AIM OF THE EXERCISE: Leave out the pictures, and write out exactly the lines from the beginning of the material to the line holding "import * as", that line included, and nothing else.

DATASET CONTENT:
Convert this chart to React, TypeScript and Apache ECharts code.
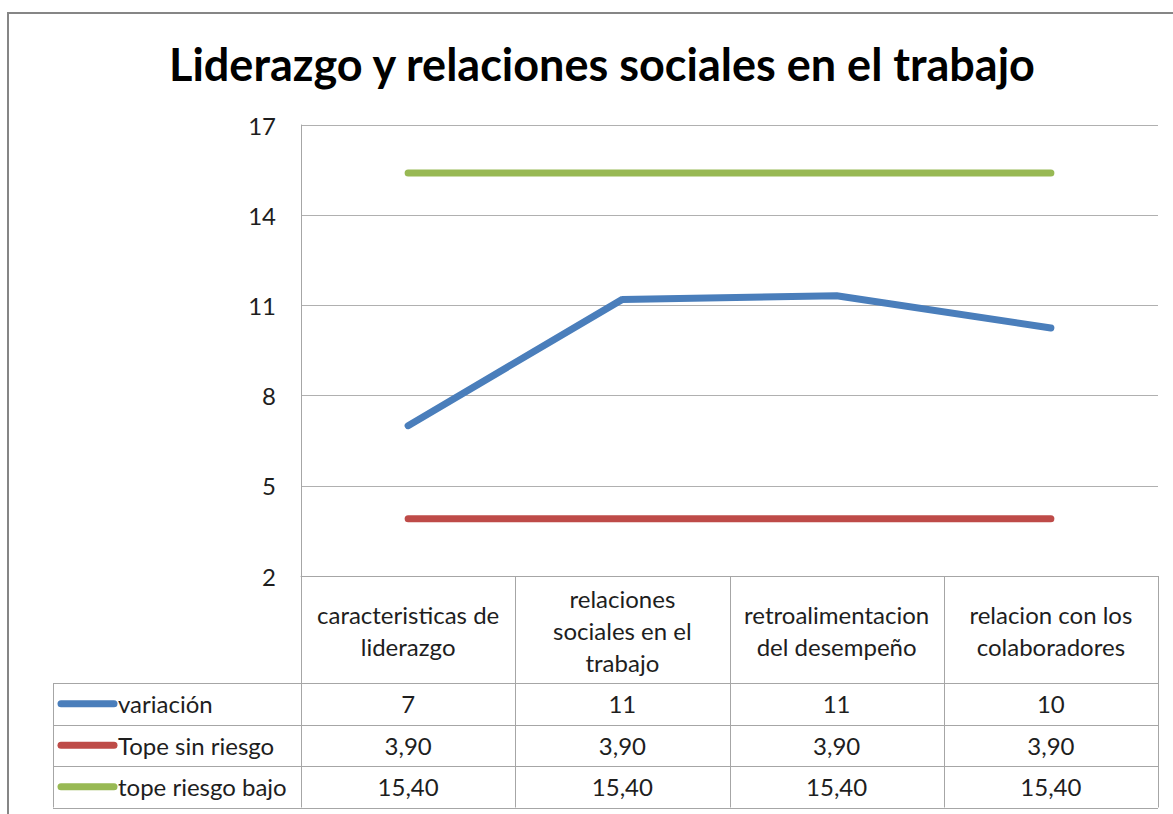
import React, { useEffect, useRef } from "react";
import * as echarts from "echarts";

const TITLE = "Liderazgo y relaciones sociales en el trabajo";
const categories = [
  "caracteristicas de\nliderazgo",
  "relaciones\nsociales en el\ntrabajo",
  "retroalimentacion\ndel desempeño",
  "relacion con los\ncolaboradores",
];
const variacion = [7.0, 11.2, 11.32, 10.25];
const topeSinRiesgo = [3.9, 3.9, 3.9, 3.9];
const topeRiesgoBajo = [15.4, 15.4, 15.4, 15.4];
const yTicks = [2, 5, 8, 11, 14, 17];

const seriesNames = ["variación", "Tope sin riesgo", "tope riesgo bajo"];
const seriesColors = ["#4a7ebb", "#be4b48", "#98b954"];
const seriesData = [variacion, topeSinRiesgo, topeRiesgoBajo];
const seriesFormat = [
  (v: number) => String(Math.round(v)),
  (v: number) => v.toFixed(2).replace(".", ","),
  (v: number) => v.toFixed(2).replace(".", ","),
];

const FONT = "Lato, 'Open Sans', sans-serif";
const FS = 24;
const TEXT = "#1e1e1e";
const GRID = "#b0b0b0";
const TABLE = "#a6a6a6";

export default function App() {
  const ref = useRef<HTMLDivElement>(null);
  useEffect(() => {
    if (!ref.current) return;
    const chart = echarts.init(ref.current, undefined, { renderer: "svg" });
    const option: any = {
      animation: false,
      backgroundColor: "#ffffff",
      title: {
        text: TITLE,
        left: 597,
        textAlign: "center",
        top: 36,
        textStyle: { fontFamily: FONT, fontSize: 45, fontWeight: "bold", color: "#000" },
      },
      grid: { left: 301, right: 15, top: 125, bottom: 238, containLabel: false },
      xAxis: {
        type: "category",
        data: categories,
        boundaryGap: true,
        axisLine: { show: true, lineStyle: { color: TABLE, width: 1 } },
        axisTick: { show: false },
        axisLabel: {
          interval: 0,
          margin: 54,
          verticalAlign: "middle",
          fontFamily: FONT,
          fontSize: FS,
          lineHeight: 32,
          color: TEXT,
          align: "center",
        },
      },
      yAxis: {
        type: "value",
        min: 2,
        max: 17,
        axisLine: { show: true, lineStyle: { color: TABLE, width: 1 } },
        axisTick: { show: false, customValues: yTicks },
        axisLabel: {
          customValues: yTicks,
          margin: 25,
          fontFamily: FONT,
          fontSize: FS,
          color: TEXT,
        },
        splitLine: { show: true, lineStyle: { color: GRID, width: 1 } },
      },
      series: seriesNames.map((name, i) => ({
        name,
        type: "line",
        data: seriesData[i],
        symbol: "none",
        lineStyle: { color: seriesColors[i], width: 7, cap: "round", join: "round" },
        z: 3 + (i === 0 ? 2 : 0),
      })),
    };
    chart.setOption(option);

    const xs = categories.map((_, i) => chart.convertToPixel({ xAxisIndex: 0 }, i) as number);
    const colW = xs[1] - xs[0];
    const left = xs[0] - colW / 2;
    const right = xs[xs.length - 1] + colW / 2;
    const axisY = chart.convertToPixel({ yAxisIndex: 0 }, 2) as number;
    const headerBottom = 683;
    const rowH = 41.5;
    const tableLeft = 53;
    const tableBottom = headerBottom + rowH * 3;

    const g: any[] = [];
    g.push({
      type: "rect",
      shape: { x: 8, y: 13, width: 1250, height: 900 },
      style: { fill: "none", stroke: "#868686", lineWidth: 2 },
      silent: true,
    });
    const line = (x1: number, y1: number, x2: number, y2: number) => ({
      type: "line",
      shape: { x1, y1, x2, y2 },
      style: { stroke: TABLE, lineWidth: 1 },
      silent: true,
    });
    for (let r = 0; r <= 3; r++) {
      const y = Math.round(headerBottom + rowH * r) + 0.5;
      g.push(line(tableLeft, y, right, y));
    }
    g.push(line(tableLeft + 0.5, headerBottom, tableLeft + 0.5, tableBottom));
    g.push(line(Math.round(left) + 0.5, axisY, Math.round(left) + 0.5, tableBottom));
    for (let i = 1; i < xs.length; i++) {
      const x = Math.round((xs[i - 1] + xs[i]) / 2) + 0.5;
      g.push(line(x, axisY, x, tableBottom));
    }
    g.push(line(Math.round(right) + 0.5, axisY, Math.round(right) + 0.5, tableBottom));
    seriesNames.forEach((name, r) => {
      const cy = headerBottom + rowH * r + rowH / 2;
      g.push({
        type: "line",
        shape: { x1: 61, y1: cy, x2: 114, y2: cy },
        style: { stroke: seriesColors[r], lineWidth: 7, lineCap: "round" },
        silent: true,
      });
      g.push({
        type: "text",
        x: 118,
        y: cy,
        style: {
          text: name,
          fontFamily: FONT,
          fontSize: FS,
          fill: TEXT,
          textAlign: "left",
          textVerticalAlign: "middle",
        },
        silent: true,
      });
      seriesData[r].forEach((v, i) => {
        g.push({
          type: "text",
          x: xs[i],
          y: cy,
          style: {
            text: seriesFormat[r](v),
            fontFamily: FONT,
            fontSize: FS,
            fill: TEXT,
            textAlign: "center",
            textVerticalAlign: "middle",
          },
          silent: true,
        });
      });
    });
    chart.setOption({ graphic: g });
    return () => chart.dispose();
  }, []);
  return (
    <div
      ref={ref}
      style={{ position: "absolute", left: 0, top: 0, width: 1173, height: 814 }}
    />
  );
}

EXERCISE RESPONSE:
Convert this chart to React, TypeScript and Apache ECharts code.
import React, { useEffect, useRef } from "react";
import * as echarts from "echarts";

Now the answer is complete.